From the listing below, copy every line with the word "matplotlib".

** Begin **

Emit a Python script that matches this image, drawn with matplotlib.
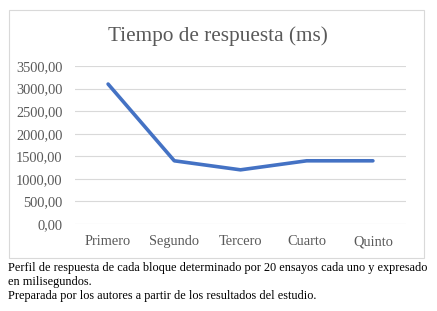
import matplotlib.pyplot as plt
from matplotlib.patches import Rectangle
from matplotlib.ticker import FuncFormatter

bloques = ["Primero", "Segundo", "Tercero", "Cuarto", "Quinto"]
tiempos = [3100, 1400, 1200, 1400, 1400]
ticks_y = [0, 500, 1000, 1500, 2000, 2500, 3000, 3500]

W, H = 437, 311
fig = plt.figure(figsize=(W / 100, H / 100), dpi=100)
plt.rcParams['font.family'] = ['Liberation Serif', 'DejaVu Serif']

# chart frame
fig.patches.append(Rectangle((9 / W, 1 - 258 / H), 415 / W, 248 / H,
                             transform=fig.transFigure, fill=False,
                             edgecolor='#d9d9d9', lw=0.8))

ax = fig.add_axes([75 / W, 1 - 224 / H, 331 / W, 158 / H])
x = range(len(bloques))
ax.plot(x, tiempos, color='#4472c4', lw=2.6, solid_capstyle='round',
        solid_joinstyle='round')
ax.set_xlim(-0.5, len(bloques) - 0.5)
ax.set_ylim(0, 3500)
ax.set_yticks(ticks_y)
ax.yaxis.set_major_formatter(FuncFormatter(lambda v, p: f"{v:.2f}".replace('.', ',')))
ax.set_xticks(list(x))
ax.set_xticklabels(bloques)
ax.grid(axis='y', color='#d9d9d9', lw=0.8)
ax.set_axisbelow(True)
for s in ax.spines.values():
    s.set_visible(False)
ax.tick_params(length=0, colors='#595959', labelsize=10.4)
ax.tick_params(axis='x', pad=8)
ax.tick_params(axis='y', pad=9)

fig.text(218 / W, 1 - 36 / H, "Tiempo de respuesta (ms)", ha='center',
         va='center', fontsize=15.3, color='#595959')

cap = ("Perfil de respuesta de cada bloque determinado por 20 ensayos cada uno y expresado\n"
       "en milisegundos.\n"
       "Preparada por los autores a partir de los resultados del estudio.")
fig.text(8 / W, 1 - 262 / H, cap, ha='left', va='top', fontsize=8.85,
         color='black', linespacing=1.22)

fig.savefig("out.png", dpi=100)
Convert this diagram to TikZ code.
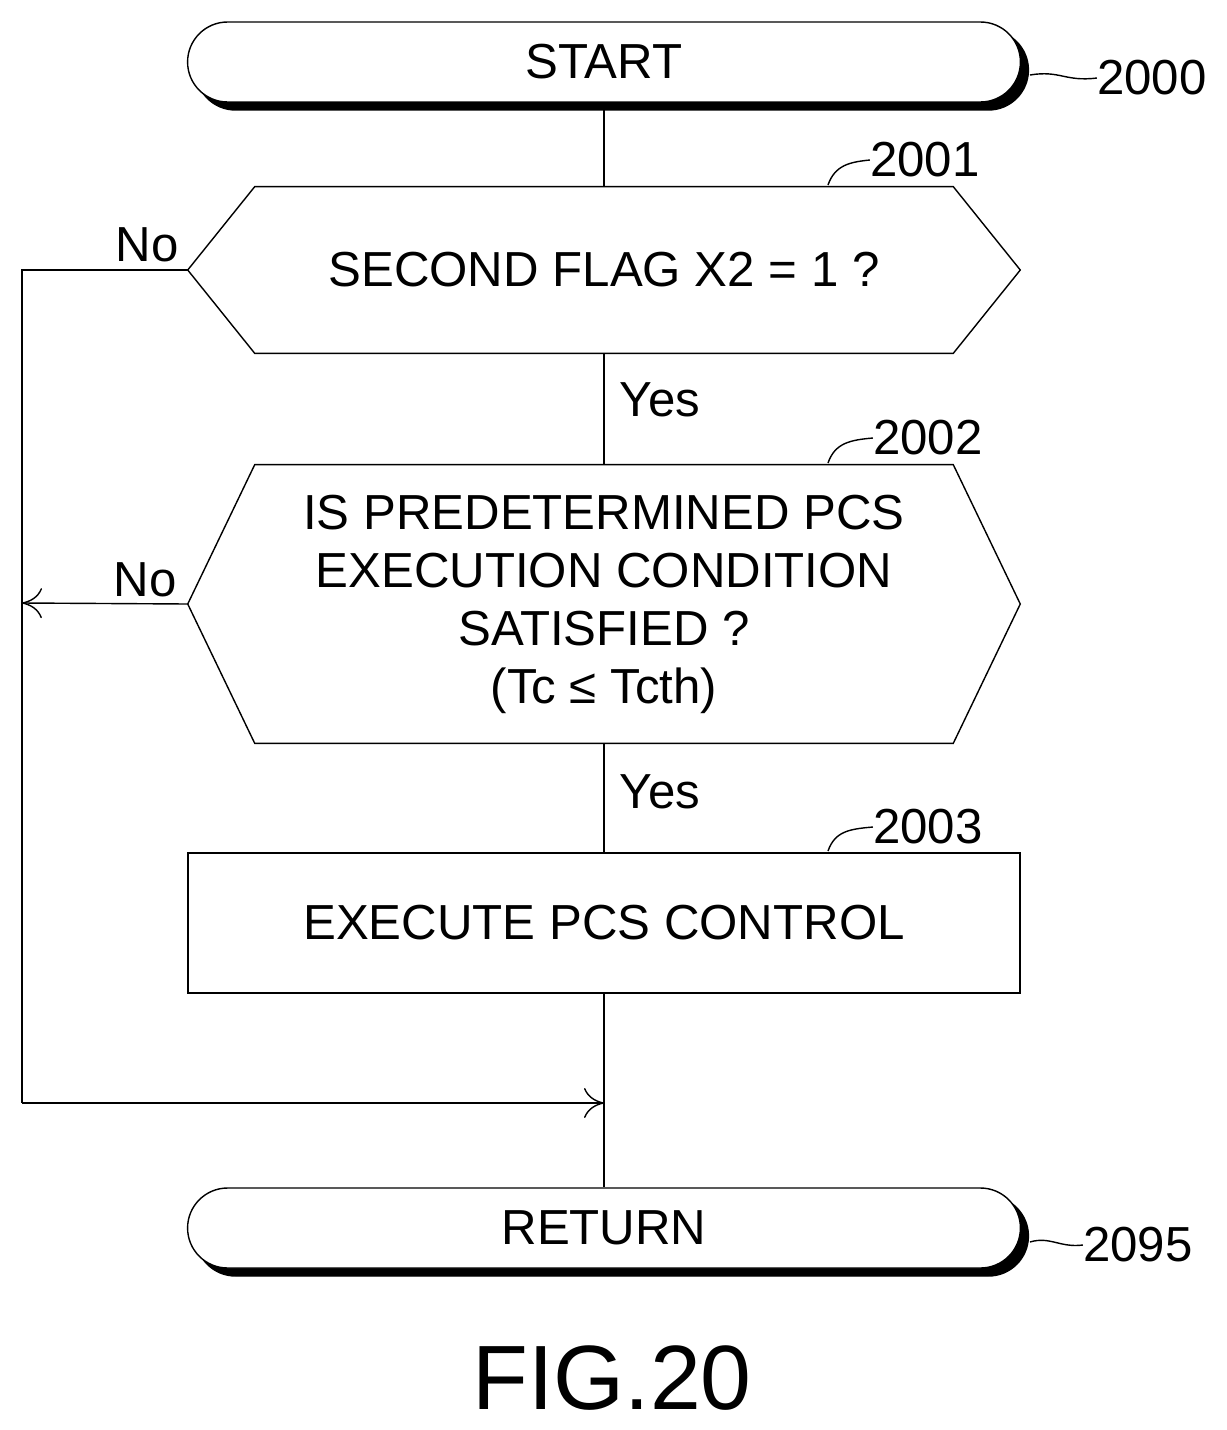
\documentclass[tikz,border=0pt]{standalone}
\usepackage{fontspec}
\setmainfont{Liberation Sans}
\usetikzlibrary{positioning,shapes,arrows.meta}
\begin{document}
\begin{tikzpicture}[x=0.02cm,y=-0.02cm]
            \tikzstyle{terminal}=[rectangle, rounded corners=0.8cm, minimum width=16.66cm, minimum height=1.6cm, inner sep=0pt, thick, draw=black, fill=white, font=\fontsize{28}{30}\selectfont]
            \tikzstyle{decision}=[rectangle, minimum width=16.64cm, inner sep=0pt, font=\fontsize{28}{33}\selectfont, align=center]
            \tikzstyle{process}=[rectangle, minimum width=16.64cm, minimum height=2.8cm, inner sep=0pt, thick, draw=black, font=\fontsize{28}{30}\selectfont]
            \tikzstyle{tag}=[font=\fontsize{28}{30}\selectfont, inner sep=0pt]
            \tikzstyle{connect}=[thick]
            \tikzstyle{flow}=[thick, -{To[length=4mm,width=6mm]}]
            \useasboundingbox (0,0) rectangle (1227,1430);
            % shadows of terminals
            \node[terminal, fill=black] (startshadow) at (612,70) {};
            \node[terminal, fill=black] (retshadow) at (612,1236) {};
            \node[terminal] (start) at (604,62) {START};
            \node[decision, minimum height=3.32cm] (d1) at (604,270) {SECOND FLAG X2 = 1 ?};
            \draw[connect] (d1.west) -- ([xshift=1.34cm]d1.north west) -- ([xshift=-1.34cm]d1.north east) -- (d1.east) -- ([xshift=-1.34cm]d1.south east) -- ([xshift=1.34cm]d1.south west) -- cycle;
            \node[decision, minimum height=5.56cm] (d2) at (604,604) {IS PREDETERMINED PCS\\EXECUTION CONDITION\\SATISFIED ?\\(Tc ≤ Tcth)};
            \draw[connect] (d2.west) -- ([xshift=1.34cm]d2.north west) -- ([xshift=-1.34cm]d2.north east) -- (d2.east) -- ([xshift=-1.34cm]d2.south east) -- ([xshift=1.34cm]d2.south west) -- cycle;
            \node[process] (p1) at (604,923) {EXECUTE PCS CONTROL};
            \node[terminal] (ret) at (604,1228) {RETURN};

            \coordinate (left1) at (22,270);
            \coordinate (left2) at (22,603);
            \coordinate (bot) at (22,1103);
            \coordinate (join) at (604,1103);

            \path[-] (start) edge [connect] (d1);
            \path[-] (d1) edge [connect] (d2);
            \path[-] (d2) edge [connect] (p1);
            \path[-] (p1) edge [connect] (ret);
            \draw[connect] (d1.west) -- (left1) -- (bot);
            \draw[flow] (bot) -- (join);
            \draw[flow] (d2.west) -- (left2);

            \node[tag] (no1) at (147,245) {No};
            \node[tag] (no2) at (145,580) {No};
            \node[tag] (yes1) at (660,400) {Yes};
            \node[tag] (yes2) at (660,792) {Yes};

            \node[tag] (n2000) at (1152,78) {2000};
            \node[tag] (n2001) at (925,160) {2001};
            \node[tag] (n2002) at (928,438) {2002};
            \node[tag] (n2003) at (928,827) {2003};
            \node[tag] (n2095) at (1138,1245) {2095};
            \draw[connect] (1030,75) .. controls (1060,70) and (1065,82) .. (n2000.west);
            \draw[connect] (828,185) .. controls (835,165) and (850,162) .. (n2001.west);
            \draw[connect] (828,463) .. controls (835,443) and (850,440) .. (n2002.west);
            \draw[connect] (828,851) .. controls (835,831) and (850,829) .. (n2003.west);
            \draw[connect] (1030,1242) .. controls (1050,1236) and (1060,1248) .. (n2095.west);

            \node[tag, font=\fontsize{52}{56}\selectfont] (fig) at (612,1378) {FIG.20};
        \end{tikzpicture}
\end{document}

** End **

> Answer
Emit a Python script that matches this image, drawn with matplotlib.
import matplotlib.pyplot as plt
from matplotlib.patches import Rectangle
from matplotlib.ticker import FuncFormatter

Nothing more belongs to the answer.